# The problem:
Identify all lines in the listing that include the word "matplotlib", and copy them out.

# Records from a dataset:
_____
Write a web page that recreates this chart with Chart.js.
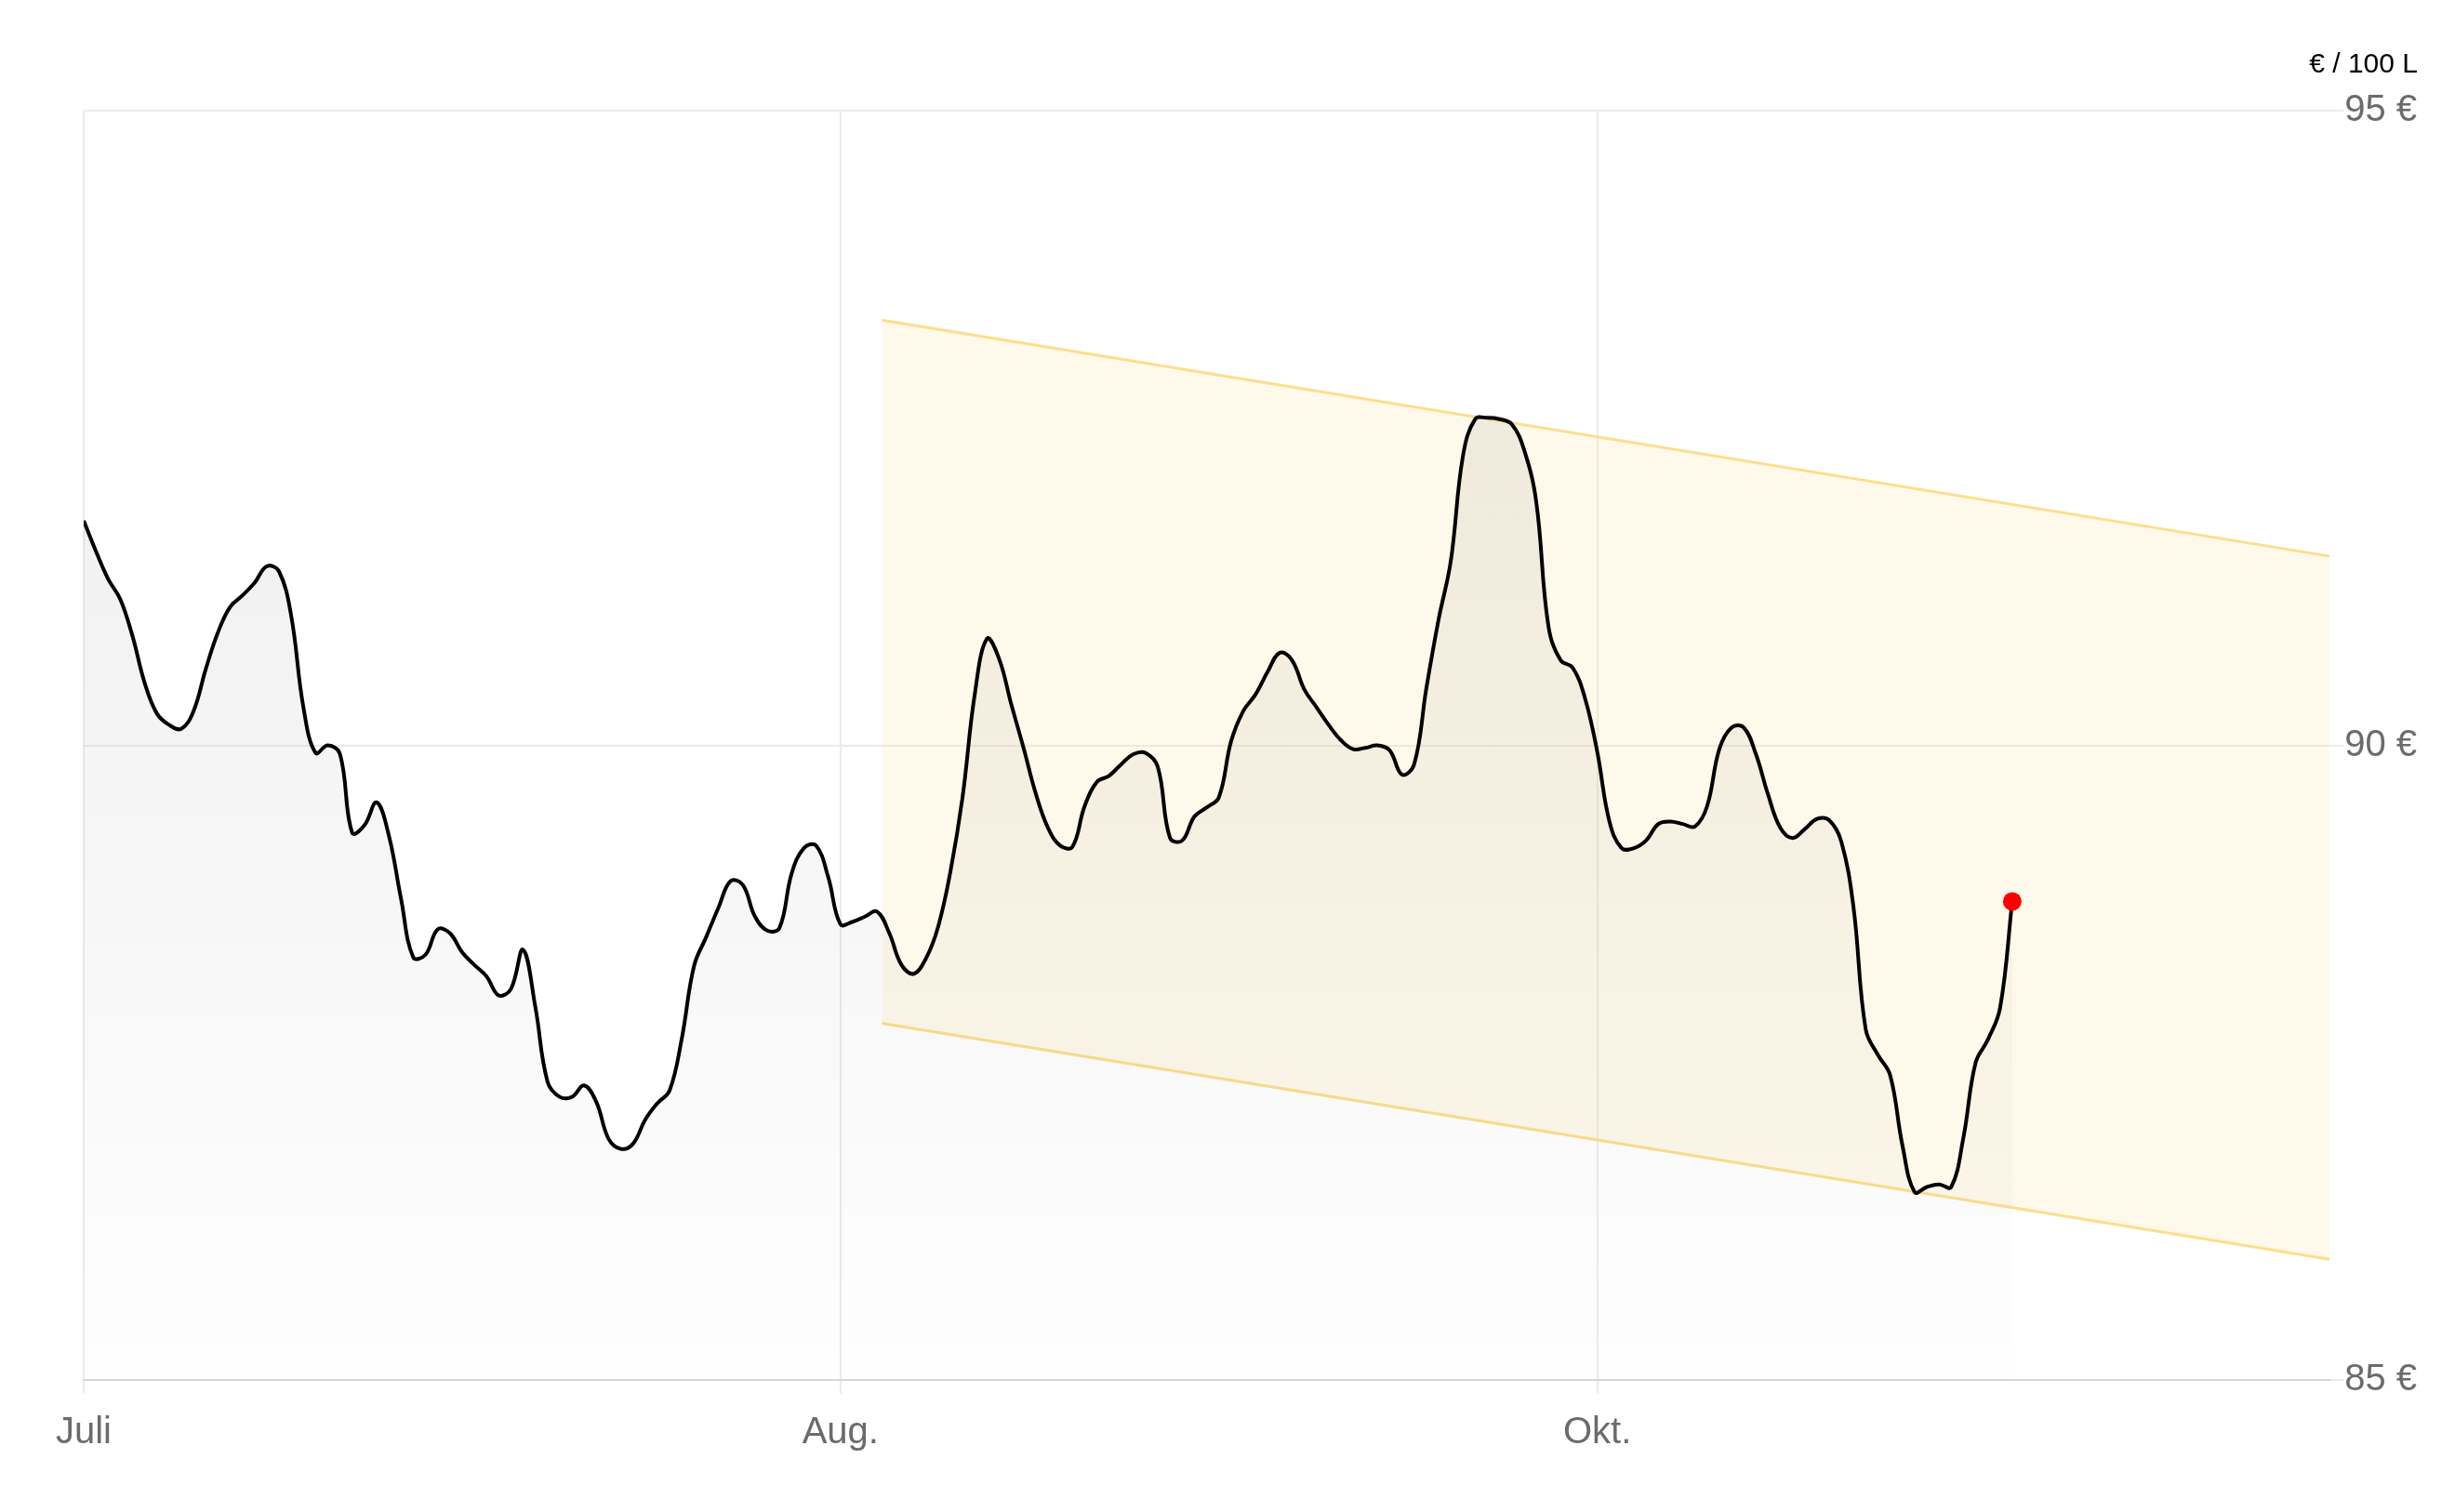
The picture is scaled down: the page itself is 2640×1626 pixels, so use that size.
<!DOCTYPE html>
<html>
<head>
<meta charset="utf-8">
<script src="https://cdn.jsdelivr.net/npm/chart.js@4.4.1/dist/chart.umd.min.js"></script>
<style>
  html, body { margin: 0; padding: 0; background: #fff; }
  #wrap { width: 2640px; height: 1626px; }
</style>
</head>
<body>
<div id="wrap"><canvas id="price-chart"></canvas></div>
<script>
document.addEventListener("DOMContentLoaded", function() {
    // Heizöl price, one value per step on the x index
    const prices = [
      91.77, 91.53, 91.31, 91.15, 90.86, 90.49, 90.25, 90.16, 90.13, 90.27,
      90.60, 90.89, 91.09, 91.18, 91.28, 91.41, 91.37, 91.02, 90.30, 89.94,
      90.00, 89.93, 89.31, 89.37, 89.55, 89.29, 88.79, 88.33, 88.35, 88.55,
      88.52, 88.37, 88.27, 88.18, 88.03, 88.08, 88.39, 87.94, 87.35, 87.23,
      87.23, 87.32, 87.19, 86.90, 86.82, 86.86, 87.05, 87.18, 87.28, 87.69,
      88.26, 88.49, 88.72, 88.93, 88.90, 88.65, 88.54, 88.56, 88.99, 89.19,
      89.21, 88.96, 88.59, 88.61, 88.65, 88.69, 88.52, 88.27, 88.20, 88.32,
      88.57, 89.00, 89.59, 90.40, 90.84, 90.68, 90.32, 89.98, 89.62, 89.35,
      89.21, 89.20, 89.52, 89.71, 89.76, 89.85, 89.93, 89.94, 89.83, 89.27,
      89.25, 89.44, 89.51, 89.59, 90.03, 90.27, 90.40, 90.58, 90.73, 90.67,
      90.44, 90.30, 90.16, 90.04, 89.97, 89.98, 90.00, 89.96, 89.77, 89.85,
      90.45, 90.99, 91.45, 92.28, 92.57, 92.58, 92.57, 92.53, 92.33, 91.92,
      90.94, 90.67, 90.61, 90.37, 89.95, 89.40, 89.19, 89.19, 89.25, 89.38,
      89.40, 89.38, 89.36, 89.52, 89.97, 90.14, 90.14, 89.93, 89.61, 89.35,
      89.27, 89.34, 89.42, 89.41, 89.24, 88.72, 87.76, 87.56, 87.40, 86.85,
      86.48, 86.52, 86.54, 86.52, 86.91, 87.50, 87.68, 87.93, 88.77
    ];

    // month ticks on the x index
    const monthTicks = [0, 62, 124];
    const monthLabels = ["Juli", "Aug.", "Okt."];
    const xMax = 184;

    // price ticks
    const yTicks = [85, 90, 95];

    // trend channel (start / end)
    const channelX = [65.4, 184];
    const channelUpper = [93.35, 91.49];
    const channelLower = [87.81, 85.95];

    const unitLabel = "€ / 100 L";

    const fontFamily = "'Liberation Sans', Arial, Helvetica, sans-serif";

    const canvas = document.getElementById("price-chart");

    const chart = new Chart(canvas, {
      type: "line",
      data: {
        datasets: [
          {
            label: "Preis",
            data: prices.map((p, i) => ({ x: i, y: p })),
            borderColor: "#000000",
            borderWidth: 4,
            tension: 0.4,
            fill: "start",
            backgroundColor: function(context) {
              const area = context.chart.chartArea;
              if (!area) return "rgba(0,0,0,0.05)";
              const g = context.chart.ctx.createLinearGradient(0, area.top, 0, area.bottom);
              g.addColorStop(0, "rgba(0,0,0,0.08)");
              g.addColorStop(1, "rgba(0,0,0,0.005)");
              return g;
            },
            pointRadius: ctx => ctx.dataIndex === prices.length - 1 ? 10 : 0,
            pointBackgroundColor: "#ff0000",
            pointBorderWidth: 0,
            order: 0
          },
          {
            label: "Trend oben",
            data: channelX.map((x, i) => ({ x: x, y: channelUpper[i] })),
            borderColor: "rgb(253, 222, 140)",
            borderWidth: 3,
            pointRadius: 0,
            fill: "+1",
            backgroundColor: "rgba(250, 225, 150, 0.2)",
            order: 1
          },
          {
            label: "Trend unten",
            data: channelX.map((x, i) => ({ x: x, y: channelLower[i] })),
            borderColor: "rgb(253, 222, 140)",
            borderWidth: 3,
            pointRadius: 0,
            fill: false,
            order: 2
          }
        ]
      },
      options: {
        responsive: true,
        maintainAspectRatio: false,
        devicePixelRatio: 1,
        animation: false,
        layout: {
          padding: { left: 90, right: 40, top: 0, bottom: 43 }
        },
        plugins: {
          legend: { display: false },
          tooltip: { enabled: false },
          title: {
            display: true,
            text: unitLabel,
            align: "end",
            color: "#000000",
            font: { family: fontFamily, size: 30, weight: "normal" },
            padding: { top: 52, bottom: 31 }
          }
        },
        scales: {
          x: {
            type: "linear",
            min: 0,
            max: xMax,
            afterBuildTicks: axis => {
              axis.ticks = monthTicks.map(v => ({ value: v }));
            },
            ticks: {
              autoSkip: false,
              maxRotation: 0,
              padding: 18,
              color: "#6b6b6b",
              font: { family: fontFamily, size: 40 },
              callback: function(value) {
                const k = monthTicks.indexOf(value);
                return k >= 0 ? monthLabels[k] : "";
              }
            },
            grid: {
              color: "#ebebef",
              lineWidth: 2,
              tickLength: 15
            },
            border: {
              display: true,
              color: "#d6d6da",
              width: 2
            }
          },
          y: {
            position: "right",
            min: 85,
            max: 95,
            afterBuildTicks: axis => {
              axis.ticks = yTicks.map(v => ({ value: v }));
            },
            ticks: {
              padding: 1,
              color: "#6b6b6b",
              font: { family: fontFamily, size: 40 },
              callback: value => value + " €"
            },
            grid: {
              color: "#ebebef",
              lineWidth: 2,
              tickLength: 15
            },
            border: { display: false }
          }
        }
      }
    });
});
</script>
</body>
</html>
_____
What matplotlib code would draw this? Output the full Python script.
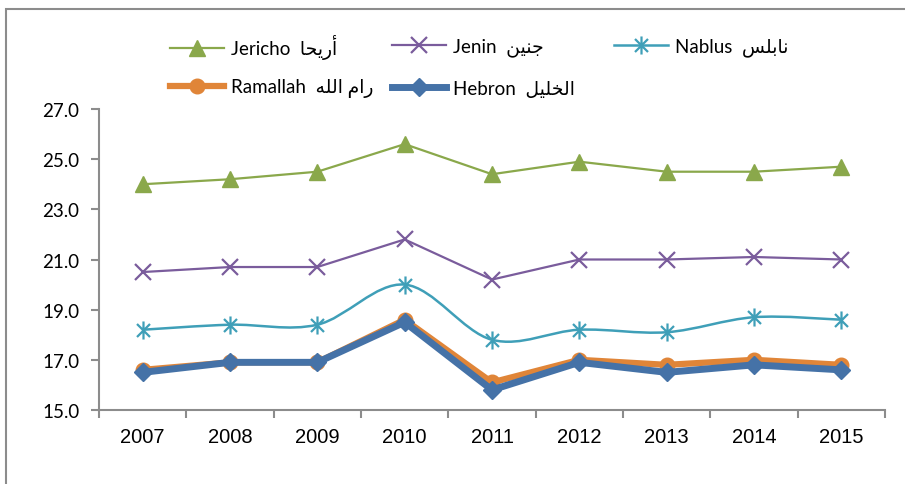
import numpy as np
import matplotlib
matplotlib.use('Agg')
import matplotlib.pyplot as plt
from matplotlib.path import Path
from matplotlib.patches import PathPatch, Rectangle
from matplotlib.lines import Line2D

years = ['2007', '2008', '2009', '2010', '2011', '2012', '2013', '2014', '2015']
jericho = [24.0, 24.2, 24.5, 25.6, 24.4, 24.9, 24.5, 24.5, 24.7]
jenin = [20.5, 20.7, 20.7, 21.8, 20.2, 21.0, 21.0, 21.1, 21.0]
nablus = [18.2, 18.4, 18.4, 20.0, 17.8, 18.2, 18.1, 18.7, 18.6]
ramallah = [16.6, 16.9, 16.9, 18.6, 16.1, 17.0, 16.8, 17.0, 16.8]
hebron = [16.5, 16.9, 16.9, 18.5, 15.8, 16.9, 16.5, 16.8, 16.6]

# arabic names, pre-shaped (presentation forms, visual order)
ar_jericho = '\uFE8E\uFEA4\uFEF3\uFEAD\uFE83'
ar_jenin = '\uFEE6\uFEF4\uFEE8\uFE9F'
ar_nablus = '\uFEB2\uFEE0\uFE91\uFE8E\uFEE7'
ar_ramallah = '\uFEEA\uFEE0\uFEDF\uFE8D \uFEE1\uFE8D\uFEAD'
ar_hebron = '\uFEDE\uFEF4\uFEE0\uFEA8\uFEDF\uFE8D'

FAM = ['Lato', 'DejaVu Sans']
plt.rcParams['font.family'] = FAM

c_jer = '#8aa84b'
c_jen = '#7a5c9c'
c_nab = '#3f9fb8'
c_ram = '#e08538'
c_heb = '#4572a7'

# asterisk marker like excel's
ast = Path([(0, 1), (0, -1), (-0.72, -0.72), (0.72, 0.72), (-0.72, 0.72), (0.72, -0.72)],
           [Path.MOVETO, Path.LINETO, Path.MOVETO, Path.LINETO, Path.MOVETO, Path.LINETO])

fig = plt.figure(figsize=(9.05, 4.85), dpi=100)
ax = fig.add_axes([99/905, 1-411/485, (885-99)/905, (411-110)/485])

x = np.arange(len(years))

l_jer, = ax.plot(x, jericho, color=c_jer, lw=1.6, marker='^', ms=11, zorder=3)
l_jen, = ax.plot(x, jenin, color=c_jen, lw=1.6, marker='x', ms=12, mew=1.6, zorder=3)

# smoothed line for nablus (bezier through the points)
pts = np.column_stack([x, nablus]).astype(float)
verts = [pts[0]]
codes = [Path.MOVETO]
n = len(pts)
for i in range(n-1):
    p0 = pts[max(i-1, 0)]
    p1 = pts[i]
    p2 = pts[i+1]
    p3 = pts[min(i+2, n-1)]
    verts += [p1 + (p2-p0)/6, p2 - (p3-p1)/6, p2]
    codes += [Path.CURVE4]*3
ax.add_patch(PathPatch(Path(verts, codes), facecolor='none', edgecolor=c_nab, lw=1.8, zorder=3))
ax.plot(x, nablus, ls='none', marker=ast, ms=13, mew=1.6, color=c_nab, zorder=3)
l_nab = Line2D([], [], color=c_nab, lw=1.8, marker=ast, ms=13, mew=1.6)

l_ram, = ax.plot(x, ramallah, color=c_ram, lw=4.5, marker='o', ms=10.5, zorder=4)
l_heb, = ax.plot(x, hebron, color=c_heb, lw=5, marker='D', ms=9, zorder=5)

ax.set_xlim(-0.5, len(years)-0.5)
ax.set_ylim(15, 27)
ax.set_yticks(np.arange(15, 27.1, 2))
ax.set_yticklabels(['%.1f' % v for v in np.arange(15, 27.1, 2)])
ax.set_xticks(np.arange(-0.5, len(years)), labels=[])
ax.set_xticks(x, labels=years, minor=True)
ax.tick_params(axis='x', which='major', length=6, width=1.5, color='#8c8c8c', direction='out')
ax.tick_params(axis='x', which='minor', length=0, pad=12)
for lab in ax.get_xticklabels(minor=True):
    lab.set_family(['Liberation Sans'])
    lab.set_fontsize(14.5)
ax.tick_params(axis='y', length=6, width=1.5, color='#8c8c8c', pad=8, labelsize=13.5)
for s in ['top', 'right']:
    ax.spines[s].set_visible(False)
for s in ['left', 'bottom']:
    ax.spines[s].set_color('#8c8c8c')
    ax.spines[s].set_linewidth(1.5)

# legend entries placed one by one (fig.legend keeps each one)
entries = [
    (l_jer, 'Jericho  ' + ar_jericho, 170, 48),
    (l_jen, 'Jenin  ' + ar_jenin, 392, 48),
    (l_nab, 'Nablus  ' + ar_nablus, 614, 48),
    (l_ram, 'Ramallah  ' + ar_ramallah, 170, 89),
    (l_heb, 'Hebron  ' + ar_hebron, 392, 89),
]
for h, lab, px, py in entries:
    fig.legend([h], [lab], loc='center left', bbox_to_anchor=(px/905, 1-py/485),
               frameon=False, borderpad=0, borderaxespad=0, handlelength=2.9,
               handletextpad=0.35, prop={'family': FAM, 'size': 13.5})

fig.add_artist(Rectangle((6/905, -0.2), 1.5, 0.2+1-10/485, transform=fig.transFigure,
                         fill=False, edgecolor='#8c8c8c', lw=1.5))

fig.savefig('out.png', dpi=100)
_____
# Solution for this exercise:
What matplotlib code would draw this? Output the full Python script.
import matplotlib
matplotlib.use('Agg')
import matplotlib.pyplot as plt
from matplotlib.path import Path
from matplotlib.patches import PathPatch, Rectangle
from matplotlib.lines import Line2D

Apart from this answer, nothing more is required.